MATERIAL PROVIDED |

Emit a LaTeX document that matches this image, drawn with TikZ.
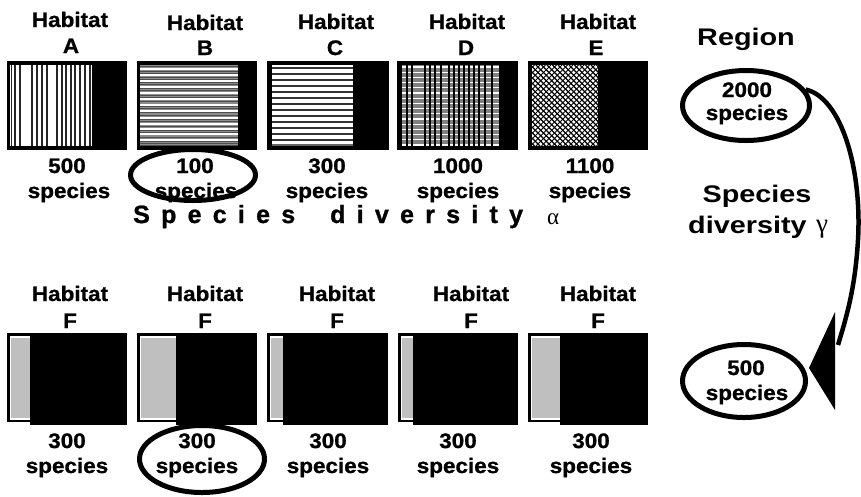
\documentclass[tikz,border=0pt]{standalone}
\usepackage{fontspec}
\setmainfont{Liberation Sans}[FakeStretch=1.07,BoldFeatures={FakeBold=1}]
\newfontfamily\widefont{Liberation Sans}[FakeStretch=1.2]
\newfontfamily\spacedfont{Liberation Sans}[LetterSpace=45,BoldFeatures={FakeBold=1}]
\newfontfamily\greekfont{Liberation Serif}
\usetikzlibrary{shapes.geometric}
\begin{document}
\begin{tikzpicture}[x=1pt,y=-1pt,
  lbl/.style={font=\fontsize{21}{24}\selectfont\bfseries, inner sep=0, anchor=base},
  big/.style={font=\widefont\fontsize{24}{28}\selectfont\bfseries, inner sep=0, anchor=base},
  ring/.style={draw, ellipse, line width=5pt, inner sep=0},
  frame/.style={fill=black},
  grayband/.style={fill=black!25}]
\useasboundingbox (0,0) rectangle (861,496);
\fill[white] (0,0) rectangle (861,496);

% ---------- top row boxes ----------
% A
\fill[frame] (7,61) rectangle (127,150);
\fill[white] (10,65) rectangle (92,146);
\foreach \x in {11.7,15,20,32,37,42,47,57,62,66,71,75,80,85,90}
  \draw[line width=1.5pt, black!85] (\x,65) -- (\x,146);
% B
\fill[frame] (137,61) rectangle (257,150);
\fill[black!45] (140,65) rectangle (238,146);
\foreach \y in {66.5,68.7,...,146}
  \draw[black!70, line width=0.6pt] (140,\y) -- (238,\y);
\foreach \y in {69,75,81,87,93,99,105,111,118,124,129,134,140}
  \draw[white, line width=1.2pt] (140,\y) -- (238,\y);
% C
\fill[frame] (267,61) rectangle (389,150);
\fill[white] (272,65) rectangle (353,146);
\foreach \y in {68,74,...,140}
  \draw[black!80, line width=1.8pt] (272,\y) -- (353,\y);
\fill[black!60] (272,143.5) rectangle (353,146);
% D
\fill[frame] (397,61) rectangle (518,150);
\fill[black!50] (402,65) rectangle (499,146);
\foreach \y in {67,72.2,...,146}
  \draw[white, line width=1.2pt] (402,\y) -- (499,\y);
\foreach \x in {407,412,425,430,435,441,449,454,459,464,469,474,479,485,492}
  \draw[black, line width=1.6pt] (\x,65) -- (\x,146);
% E
\fill[frame] (528,61) rectangle (648,150);
\fill[white] (532,65) rectangle (598,146);
\begin{scope}
  \clip (532,65) rectangle (598,146);
  \foreach \k in {-84,-78.5,...,70}
    \draw[line width=1.4pt] (532+\k,65) -- ++(81,81);
  \foreach \k in {-84,-78.5,...,70}
    \draw[line width=0.8pt] (532+\k,146) -- ++(81,-81);
\end{scope}

% ---------- bottom row boxes ----------
\foreach \a/\b/\g in {7/127/30, 137/257/176, 267/388/283, 398/518/413, 528/648/560}{
  \draw[line width=2.5pt, fill=white] (\a+1.25,334.5) rectangle (\b-1.25,421);
  \fill[grayband] (\a+3.5,338) rectangle (\g,418);
  \fill[black] (\g,333) rectangle (\b,425);
}

% ---------- top labels ----------
\node[lbl] (hA1) at (70,27) {Habitat};
\node[lbl] (hA2) at (71,53) {A};
\node[lbl] (hB1) at (205,30) {Habitat};
\node[lbl] (hB2) at (205,55) {B};
\node[lbl] (hC1) at (336,29) {Habitat};
\node[lbl] (hC2) at (335,55) {C};
\node[lbl] (hD1) at (467,29) {Habitat};
\node[lbl] (hD2) at (466,55) {D};
\node[lbl] (hE1) at (598,29) {Habitat};
\node[lbl] (hE2) at (596,55) {E};

\node[lbl] (nA1) at (67,173) {500};
\node[lbl] (nA2) at (69,198) {species};
\node[lbl] (nB1) at (195,173) {100};
\node[lbl] (nB2) at (196,198) {species};
\node[lbl] (nC1) at (327,173) {300};
\node[lbl] (nC2) at (327,198) {species};
\node[lbl] (nD1) at (458,173) {1000};
\node[lbl] (nD2) at (458,198) {species};
\node[lbl] (nE1) at (590,173) {1100};
\node[lbl] (nE2) at (590,198) {species};

% ---------- alpha line ----------
\node[font=\spacedfont\fontsize{25}{28}\selectfont\bfseries, inner sep=0, anchor=base west] (sp1) at (133,223) {Species};
\node[font=\spacedfont\fontsize{25}{28}\selectfont\bfseries, inner sep=0, anchor=base west] (sp2) at (330,223) {diversity};
\node[font=\greekfont\fontsize{23}{26}\selectfont, inner sep=0, anchor=base west] (alpha) at (547,224) {α};

% ---------- bottom labels ----------
\foreach \x/\n in {70/1, 205/2, 337/3, 471/4, 598/5}{
  \node[lbl] (hF\n a) at (\x,301) {Habitat};
  \node[lbl] (hF\n b) at (\x,328) {F};
}
\foreach \x/\n in {67/1, 197/2, 328/3, 458/4, 591/5}{
  \node[lbl] (nF\n a) at (\x,448) {300};
  \node[lbl] (nF\n b) at (\x,473) {species};
}

% ---------- right side ----------
\node[big] (region) at (746,45) {Region};
\node[lbl] (r1a) at (747,97) {2000};
\node[lbl] (r1b) at (747,120) {species};
\node[lbl] (r2a) at (746,375) {500};
\node[lbl] (r2b) at (747,400) {species};
\node[big] (gam1) at (757,202) {Species};
\node[big, anchor=base west] (gam2) at (688,233) {diversity};
\node[font=\greekfont\fontsize{27}{30}\selectfont, inner sep=0, anchor=base west] (gam3) at (816,232) {γ};

% ---------- ellipses ----------
\node[ring, minimum width=125pt, minimum height=51pt] (eB) at (193,175) {};
\node[ring, minimum width=125pt, minimum height=67pt] (eF) at (202,459) {};
\node[ring, minimum width=127pt, minimum height=70pt] (e2000) at (746,105.5) {};
\node[ring, minimum width=123pt, minimum height=73pt] (e500) at (744,381) {};

% ---------- arrow ----------
\coordinate (aj) at (838,345);
\coordinate (aT) at (835,312);
\coordinate (aB) at (835,410);
\coordinate (aL) at (809,368);
\draw[line width=4.5pt] (e2000.15) .. controls (842,98) and (862,170) .. (858,240)
  .. controls (855,290) and (846,318) .. (aj);
\fill (aT) -- (aB) -- (aL) -- cycle;
\end{tikzpicture}
\end{document}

GIVEN TASK |
The listing above must be printed again exactly, minus its pictures.

FULL SOLUTION |
Emit a LaTeX document that matches this image, drawn with TikZ.
\documentclass[tikz,border=0pt]{standalone}
\usepackage{fontspec}
\setmainfont{Liberation Sans}[FakeStretch=1.07,BoldFeatures={FakeBold=1}]
\newfontfamily\widefont{Liberation Sans}[FakeStretch=1.2]
\newfontfamily\spacedfont{Liberation Sans}[LetterSpace=45,BoldFeatures={FakeBold=1}]
\newfontfamily\greekfont{Liberation Serif}
\usetikzlibrary{shapes.geometric}
\begin{document}
\begin{tikzpicture}[x=1pt,y=-1pt,
  lbl/.style={font=\fontsize{21}{24}\selectfont\bfseries, inner sep=0, anchor=base},
  big/.style={font=\widefont\fontsize{24}{28}\selectfont\bfseries, inner sep=0, anchor=base},
  ring/.style={draw, ellipse, line width=5pt, inner sep=0},
  frame/.style={fill=black},
  grayband/.style={fill=black!25}]
\useasboundingbox (0,0) rectangle (861,496);
\fill[white] (0,0) rectangle (861,496);

% ---------- top row boxes ----------
% A
\fill[frame] (7,61) rectangle (127,150);
\fill[white] (10,65) rectangle (92,146);
\foreach \x in {11.7,15,20,32,37,42,47,57,62,66,71,75,80,85,90}
  \draw[line width=1.5pt, black!85] (\x,65) -- (\x,146);
% B
\fill[frame] (137,61) rectangle (257,150);
\fill[black!45] (140,65) rectangle (238,146);
\foreach \y in {66.5,68.7,...,146}
  \draw[black!70, line width=0.6pt] (140,\y) -- (238,\y);
\foreach \y in {69,75,81,87,93,99,105,111,118,124,129,134,140}
  \draw[white, line width=1.2pt] (140,\y) -- (238,\y);
% C
\fill[frame] (267,61) rectangle (389,150);
\fill[white] (272,65) rectangle (353,146);
\foreach \y in {68,74,...,140}
  \draw[black!80, line width=1.8pt] (272,\y) -- (353,\y);
\fill[black!60] (272,143.5) rectangle (353,146);
% D
\fill[frame] (397,61) rectangle (518,150);
\fill[black!50] (402,65) rectangle (499,146);
\foreach \y in {67,72.2,...,146}
  \draw[white, line width=1.2pt] (402,\y) -- (499,\y);
\foreach \x in {407,412,425,430,435,441,449,454,459,464,469,474,479,485,492}
  \draw[black, line width=1.6pt] (\x,65) -- (\x,146);
% E
\fill[frame] (528,61) rectangle (648,150);
\fill[white] (532,65) rectangle (598,146);
\begin{scope}
  \clip (532,65) rectangle (598,146);
  \foreach \k in {-84,-78.5,...,70}
    \draw[line width=1.4pt] (532+\k,65) -- ++(81,81);
  \foreach \k in {-84,-78.5,...,70}
    \draw[line width=0.8pt] (532+\k,146) -- ++(81,-81);
\end{scope}

% ---------- bottom row boxes ----------
\foreach \a/\b/\g in {7/127/30, 137/257/176, 267/388/283, 398/518/413, 528/648/560}{
  \draw[line width=2.5pt, fill=white] (\a+1.25,334.5) rectangle (\b-1.25,421);
  \fill[grayband] (\a+3.5,338) rectangle (\g,418);
  \fill[black] (\g,333) rectangle (\b,425);
}

% ---------- top labels ----------
\node[lbl] (hA1) at (70,27) {Habitat};
\node[lbl] (hA2) at (71,53) {A};
\node[lbl] (hB1) at (205,30) {Habitat};
\node[lbl] (hB2) at (205,55) {B};
\node[lbl] (hC1) at (336,29) {Habitat};
\node[lbl] (hC2) at (335,55) {C};
\node[lbl] (hD1) at (467,29) {Habitat};
\node[lbl] (hD2) at (466,55) {D};
\node[lbl] (hE1) at (598,29) {Habitat};
\node[lbl] (hE2) at (596,55) {E};

\node[lbl] (nA1) at (67,173) {500};
\node[lbl] (nA2) at (69,198) {species};
\node[lbl] (nB1) at (195,173) {100};
\node[lbl] (nB2) at (196,198) {species};
\node[lbl] (nC1) at (327,173) {300};
\node[lbl] (nC2) at (327,198) {species};
\node[lbl] (nD1) at (458,173) {1000};
\node[lbl] (nD2) at (458,198) {species};
\node[lbl] (nE1) at (590,173) {1100};
\node[lbl] (nE2) at (590,198) {species};

% ---------- alpha line ----------
\node[font=\spacedfont\fontsize{25}{28}\selectfont\bfseries, inner sep=0, anchor=base west] (sp1) at (133,223) {Species};
\node[font=\spacedfont\fontsize{25}{28}\selectfont\bfseries, inner sep=0, anchor=base west] (sp2) at (330,223) {diversity};
\node[font=\greekfont\fontsize{23}{26}\selectfont, inner sep=0, anchor=base west] (alpha) at (547,224) {α};

% ---------- bottom labels ----------
\foreach \x/\n in {70/1, 205/2, 337/3, 471/4, 598/5}{
  \node[lbl] (hF\n a) at (\x,301) {Habitat};
  \node[lbl] (hF\n b) at (\x,328) {F};
}
\foreach \x/\n in {67/1, 197/2, 328/3, 458/4, 591/5}{
  \node[lbl] (nF\n a) at (\x,448) {300};
  \node[lbl] (nF\n b) at (\x,473) {species};
}

% ---------- right side ----------
\node[big] (region) at (746,45) {Region};
\node[lbl] (r1a) at (747,97) {2000};
\node[lbl] (r1b) at (747,120) {species};
\node[lbl] (r2a) at (746,375) {500};
\node[lbl] (r2b) at (747,400) {species};
\node[big] (gam1) at (757,202) {Species};
\node[big, anchor=base west] (gam2) at (688,233) {diversity};
\node[font=\greekfont\fontsize{27}{30}\selectfont, inner sep=0, anchor=base west] (gam3) at (816,232) {γ};

% ---------- ellipses ----------
\node[ring, minimum width=125pt, minimum height=51pt] (eB) at (193,175) {};
\node[ring, minimum width=125pt, minimum height=67pt] (eF) at (202,459) {};
\node[ring, minimum width=127pt, minimum height=70pt] (e2000) at (746,105.5) {};
\node[ring, minimum width=123pt, minimum height=73pt] (e500) at (744,381) {};

% ---------- arrow ----------
\coordinate (aj) at (838,345);
\coordinate (aT) at (835,312);
\coordinate (aB) at (835,410);
\coordinate (aL) at (809,368);
\draw[line width=4.5pt] (e2000.15) .. controls (842,98) and (862,170) .. (858,240)
  .. controls (855,290) and (846,318) .. (aj);
\fill (aT) -- (aB) -- (aL) -- cycle;
\end{tikzpicture}
\end{document}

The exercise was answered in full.